WASHINGTON (PAI) — The nation’s two labor federations have joined the broad coalition opposing President George W. Bush’s nomination of federal judge Samuel Alito to the U.S. Supreme Court.

In a letter to senators, AFL-CIO President John Sweeney cited a wide range of anti-worker rulings on family and medical leave, OSHA, union representation and even grievance processing.

Alito’s rulings and dissents as a judge in the Philadelphia-based Third Circuit Court of Appeals “reveal a disturbing tendency to take an extremely narrow and restrictive view of laws to protect workers’ rights, resulting in workers being deprived of wage and hour, health and safety, antidiscrimination, pension, and other important protections,” Sweeney’s letter stated.

The Change to Win federation also formally opposed Alito. Anna Burger, Change to Win chair, said, “Alito’s workplace would be one where worker rights would be severely curtailed. Alito’s record indicates he would side with those who would deny workers a real voice on the job.”

Accompanying Sweeney’s letter, the AFL-CIO sent the Senate documentation on 25 Alito case opinions. They included the following:

• A 1994 case where Alito argued against overtime pay for reporters at a chain of suburban Pittsburgh newspapers, claiming the Fair Labor Standards Act exempts workers at “small” newspapers. Alito was the minority opinion in this case.

• A 1997 Pennsylvania case where Alito’s majority opinion said corporate officers of bankrupt firms could not be held liable for workers’ unpaid wages.

• A 2002 case where Alito ruled a company had not had enough prior notice — despite 13 old job safety and health violations — of 33 new OSHA charges that it “failed to abate” on-the-job hazards. Alito threw out OSHA’s new charges.

• A 1997 case where Alito said a coal processing plant wasn’t a “mine” subject to federal health and safety rules.

• A 1991 Alito opinion overturning a National Labor Relations Board ruling that an employer “discriminatorily failed to recall union supporters from layoff.”

• A 1993 ruling throwing out the union election at Indiana Hospital in Indiana, Pa. The NLRB had upheld the vote and rejected the hospital’s objections, but Alito sent the case back to the board on technical grounds.

• In 1997, Alito invoked the Taft-Hartley Act in arguing against a provision in the UAW-Caterpillar contract which allows employees to perform grievance handling while on the clock. Dissenting from the majority of an 11-judge court, Alito said this “no docking” provision violates Taft-Hartley, saying the law “criminalizes the payment of things of value by employers to labor organizations.”

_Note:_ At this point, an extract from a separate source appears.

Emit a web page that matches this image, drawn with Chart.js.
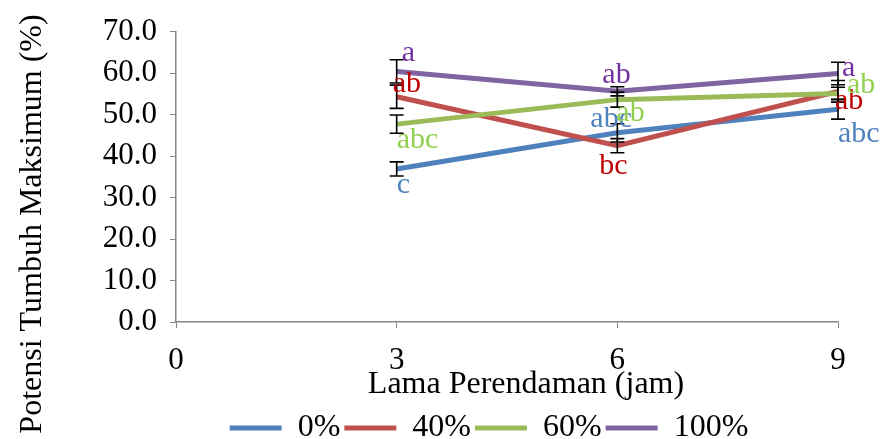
<!DOCTYPE html>
<html>
<head>
<meta charset="utf-8">
<script src="https://cdn.jsdelivr.net/npm/chart.js@4.4.1/dist/chart.umd.min.js"></script>
<style>
  body { margin: 0; background: #fff; }
  canvas { display: block; }
</style>
</head>
<body>
<canvas id="chart" width="881" height="439"></canvas>
<script>
// data
let hours = [3, 6, 9];
let seriesNames = ["0%", "40%", "60%", "100%"];

let val0 = [36.9, 45.6, 51.3];
let val40 = [54.3, 42.5, 55.6];
let val60 = [47.7, 53.6, 55.1];
let val100 = [60.4, 55.6, 59.9];

let err0 = [1.7, 2.2, 2.4];
let err40 = [2.8, 1.7, 2.6];
let err60 = [2.2, 1.8, 1.5];
let err100 = [2.8, 1.1, 2.7];

let notes0 = ["c", "abc", "abc"];
let notes40 = ["ab", "bc", "ab"];
let notes60 = ["abc", "ab", "ab"];
let notes100 = ["a", "ab", "a"];

let yTicks = [0, 10, 20, 30, 40, 50, 60, 70];

const FONT = "'Liberation Serif', 'Times New Roman', serif";
const lineColors = ["#4F81BD", "#C0504D", "#9BBB59", "#8064A2"];
const noteColors = ["#4F81BD", "#C00000", "#92D050", "#7030A0"];

let values = [val0, val40, val60, val100];
let errors = [err0, err40, err60, err100];
let notes = [notes0, notes40, notes60, notes100];

// where each letter sits relative to its point (text left, baseline)
const noteOffsets = [
  [[0, 24], [-27, -6], [0, 33]],
  [[-4, -5], [-18, 28], [-3, 18]],
  [[0, 24], [-1, 21], [9, 0]],
  [[5, -10], [-15, -8], [4, 2]]
];

let datasets = seriesNames.map((name, s) => ({
  label: name,
  data: hours.map((h, i) => ({ x: h, y: values[s][i] })),
  borderColor: lineColors[s],
  backgroundColor: lineColors[s],
  borderWidth: 5,
  pointRadius: 0,
  tension: 0,
  order: 4 - s
}));

// error bars, black caps
const errorBars = {
  id: "errorBars",
  afterDatasetsDraw(chart) {
    let ctx = chart.ctx;
    let xs = chart.scales.x, ys = chart.scales.y;
    ctx.save();
    ctx.strokeStyle = "#000";
    ctx.lineWidth = 1.6;
    values.forEach((vals, s) => {
      vals.forEach((v, i) => {
        let px = xs.getPixelForValue(hours[i]);
        let top = ys.getPixelForValue(v + errors[s][i]);
        let bot = ys.getPixelForValue(v - errors[s][i]);
        ctx.beginPath();
        ctx.moveTo(px, top); ctx.lineTo(px, bot);
        ctx.moveTo(px - 7, top); ctx.lineTo(px + 7, top);
        ctx.moveTo(px - 7, bot); ctx.lineTo(px + 7, bot);
        ctx.stroke();
      });
    });
    ctx.restore();
  }
};

// significance letters + axis titles
const textLayer = {
  id: "textLayer",
  afterDraw(chart) {
    let ctx = chart.ctx;
    let xs = chart.scales.x, ys = chart.scales.y;
    ctx.save();
    ctx.font = "30px " + FONT;
    ctx.textAlign = "left";
    ctx.textBaseline = "alphabetic";
    notes.forEach((list, s) => {
      ctx.fillStyle = noteColors[s];
      list.forEach((txt, i) => {
        let px = xs.getPixelForValue(hours[i]);
        let py = ys.getPixelForValue(values[s][i]);
        ctx.fillText(txt, px + noteOffsets[s][i][0], py + noteOffsets[s][i][1]);
      });
    });

    ctx.fillStyle = "#000";
    ctx.font = "32px " + FONT;
    ctx.textAlign = "center";
    ctx.fillText("Lama Perendaman (jam)", 526, 393);

    ctx.translate(41, 224);
    ctx.rotate(-Math.PI / 2);
    ctx.fillText("Potensi Tumbuh Maksimum (%)", 0, 0);
    ctx.restore();
  }
};

// legend sits right of canvas centre and near the bottom in the original
const moveLegend = {
  id: "moveLegend",
  afterLayout(chart) {
    let lg = chart.legend;
    lg.left += 70; lg.right += 70;
    lg.top += 15; lg.bottom += 15;
  }
};

new Chart(document.getElementById("chart"), {
  type: "line",
  data: { datasets },
  plugins: [errorBars, textLayer, moveLegend],
  options: {
    responsive: false,
    animation: false,
    layout: { padding: { top: 30, right: 43, left: 0, bottom: 0 } },
    plugins: {
      tooltip: { enabled: false },
      legend: {
        position: "bottom",
        labels: {
          font: { family: FONT, size: 32 },
          color: "#000",
          boxWidth: 52,
          boxHeight: 5,
          padding: 4,
          sort: (a, b) => a.datasetIndex - b.datasetIndex,
          generateLabels(chart) {
            let items = Chart.defaults.plugins.legend.labels.generateLabels(chart);
            items.forEach(it => { it.lineWidth = 0; it.fillStyle = lineColors[it.datasetIndex]; });
            return items;
          }
        }
      }
    },
    scales: {
      x: {
        type: "linear",
        min: 0,
        max: 9,
        ticks: {
          stepSize: 3,
          color: "#000",
          padding: 14,
          font: { family: FONT, size: 31 }
        },
        grid: { drawOnChartArea: false, color: "#868686", tickLength: 6 },
        border: { color: "#868686", width: 1.5 },
        afterFit(scale) {
          scale.height = 439 - 322 - scale.chart.legend.height;
        }
      },
      y: {
        min: 0,
        max: 70,
        afterBuildTicks(scale) {
          scale.ticks = yTicks.map(v => ({ value: v }));
        },
        ticks: {
          color: "#000",
          padding: 13,
          font: { family: FONT, size: 31 },
          callback: v => Number(v).toFixed(1)
        },
        grid: { drawOnChartArea: false, color: "#868686", tickLength: 6 },
        border: { color: "#868686", width: 1.5 },
        afterFit(scale) {
          scale.width = 176;
        }
      }
    }
  }
});
</script>
</body>
</html>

• In 2000, Alito spoke for the circuit court in ruling state workers could not sue their states for violating the Family and Medical Leave Act. Alito ruled that the FMLA was a “disproportionate solution” to the problem of discrimination by the states. The AFL-CIO pointed out, “The Supreme Court later decided otherwise with respect to the family leave provisions of the FMLA,” in a decision written by late Chief Justice William Rehnquist.

Sweeney’s letter noted Alito’s fellow appellate judges criticize his “excessively narrow view of worker protection and civil rights statutes.”

The letter said, “Alito holds federal agencies to an unrealistically high standard when they seek to enforce worker protection laws, often reversing them on hyper-technical grounds and depriving workers of important protections as a result.”

“We are also very concerned about Alito’s views on the scope of congressional power, given some of his rulings in this area, and his views about voting rights, given his criticism of the Warren Court and its reapportionment decisions,” the AFL-CIO said.